Aim »
Quote word for word the lines below, beginning with the first and ending with the one that has "W, H = 964, 726". Drop the pictures.

Data shown »
(begin)

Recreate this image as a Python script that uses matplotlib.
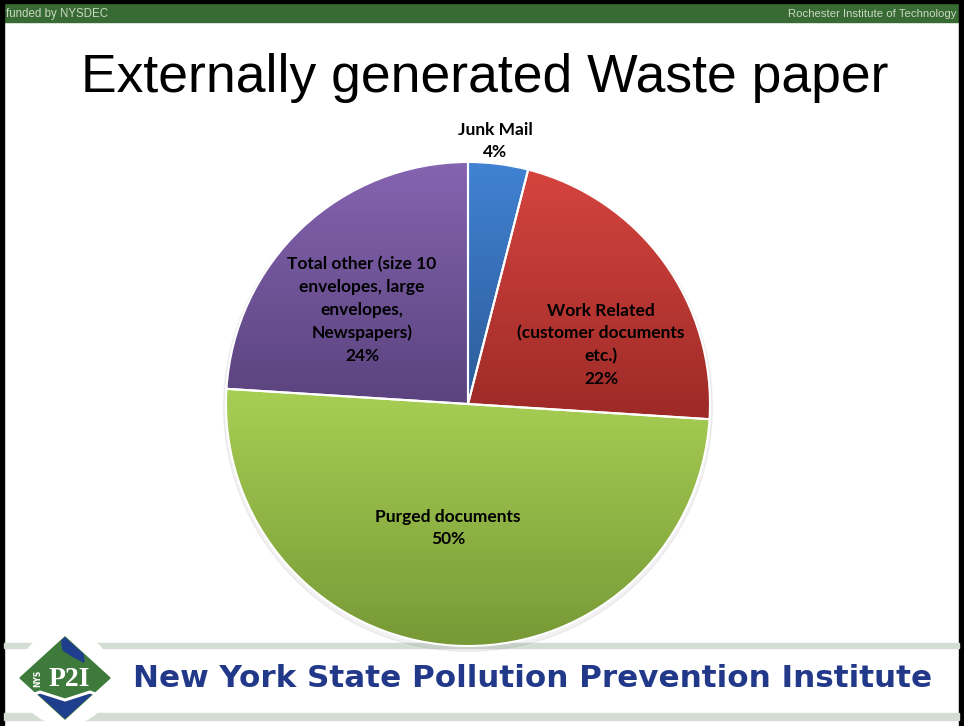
import numpy as np
import matplotlib.pyplot as plt
from matplotlib.patches import Rectangle, Polygon, Circle
from matplotlib.colors import LinearSegmentedColormap

W, H = 964, 726

# pie data (clockwise from 12 o'clock)
categories = ['Junk Mail',
              'Work Related\n(customer documents\netc.)',
              'Purged documents',
              'Total other (size 10\nenvelopes, large\nenvelopes,\nNewspapers)']
shares = [4, 22, 50, 24]
top_colors = ['#4182D3', '#D5443F', '#A8CF54', '#8564B0']
bottom_colors = ['#2C5B98', '#9D2A27', '#779936', '#5A437E']
# label centres on the slide, in pixels
label_pos = [(495, 141), (601, 345), (448, 528), (362, 310)]

title = 'Externally generated Waste paper'
footer = 'New York State Pollution Prevention Institute'

fig = plt.figure(figsize=(W / 100, H / 100), dpi=100)

# slide decorations drawn in pixel coordinates
bg = fig.add_axes([0, 0, 1, 1], zorder=0)
bg.set_xlim(0, W)
bg.set_ylim(H, 0)
bg.axis('off')

bg.add_patch(Rectangle((3, 3), 958, 19, color='#386A33'))
bg.text(6, 17, 'funded by NYSDEC', color='#C9D9C3', fontsize=8.3,
        family='Liberation Sans', ha='left', va='baseline')
bg.text(957, 17, 'Rochester Institute of Technology', color='#C9D9C3',
        fontsize=8.2, family='Liberation Sans', ha='right', va='baseline')

# frame
bg.add_patch(Rectangle((0, 0), 4, H, color='black'))
bg.add_patch(Rectangle((0, 0), W, 3, color='black'))
bg.add_patch(Rectangle((959, 0), 5, H, color='black'))

bg.text(485, 78, title, fontsize=38.5, family='Liberation Sans',
        ha='center', va='center')

# footer bands
bg.add_patch(Rectangle((4, 643), 955, 5, color='#D3DDD3'))
bg.add_patch(Rectangle((4, 713), 955, 7, color='#D3DDD3'))

# logo
bg.add_patch(Circle((65, 678), 47, color='white', zorder=2))
diamond = Polygon([(65, 637), (110, 678), (65, 719), (20, 678)],
                  closed=True, color='#3D7A3B', zorder=3)
bg.add_patch(diamond)
lower = Polygon([(15, 701), (40, 694), (65, 702), (90, 694), (115, 701),
                 (115, 730), (15, 730)], closed=True, color='#203E8E', zorder=4)
bg.add_patch(lower)
lower.set_clip_path(diamond)
upper = Polygon([(60, 630), (80, 630), (84, 662), (72, 656), (63, 650)],
                closed=True, color='#203E8E', zorder=4)
bg.add_patch(upper)
upper.set_clip_path(diamond)
bg.plot([21, 40, 65, 90, 109], [699, 692, 700, 692, 699], color='white',
        lw=2.2, zorder=5)
bg.text(69, 686, 'P2I', color='white', fontsize=20, weight='bold',
        family='Liberation Serif', ha='center', va='baseline', zorder=6)
bg.text(38, 678, 'NYS', color='white', fontsize=5.5, weight='bold',
        rotation=90, ha='center', va='center', zorder=6)

bg.text(133, 687, footer, color='#22398A', fontsize=22.3, weight='bold',
        family='DejaVu Sans', ha='left', va='baseline')

# pie
cx, cy, r = 468, 404, 242
ax = fig.add_axes([(cx - r) / W, 1 - (cy + r) / H, 2 * r / W, 2 * r / H],
                  zorder=1)
ax.add_patch(Circle((0.0, -0.012), 1.01, color='black', alpha=0.05,
                    zorder=0))
wedges, _ = ax.pie(shares, startangle=90, counterclock=False, radius=1,
                   wedgeprops=dict(edgecolor='white', linewidth=1.5))

grad = np.linspace(0, 1, 256).reshape(-1, 1)
for w, c0, c1 in zip(wedges, top_colors, bottom_colors):
    ext = w.get_path().get_extents()
    cmap = LinearSegmentedColormap.from_list('g', [c1, c0])
    im = ax.imshow(grad, cmap=cmap, origin='lower', aspect='auto',
                   extent=[ext.x0, ext.x1, ext.y0, ext.y1],
                   interpolation='bilinear', zorder=0.5)
    im.set_clip_path(w)
    w.set_facecolor('none')
    w.set_zorder(1)

for name, v, (px, py) in zip(categories, shares, label_pos):
    ax.text((px - cx) / r, (cy - py) / r, '%s\n%d%%' % (name, v),
            family='Lato', weight='bold', fontsize=12.5, linespacing=1.5,
            ha='center', va='center', zorder=3)

ax.set_xlim(-1.05, 1.05)
ax.set_ylim(-1.05, 1.05)
ax.set_position([(cx - 1.05 * r) / W, 1 - (cy + 1.05 * r) / H,
                 2.1 * r / W, 2.1 * r / H])
ax.set_aspect('equal')
ax.axis('off')

fig.savefig('out.png', dpi=100)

(end)

Solution to the exercise »
Recreate this image as a Python script that uses matplotlib.
import numpy as np
import matplotlib.pyplot as plt
from matplotlib.patches import Rectangle, Polygon, Circle
from matplotlib.colors import LinearSegmentedColormap

W, H = 964, 726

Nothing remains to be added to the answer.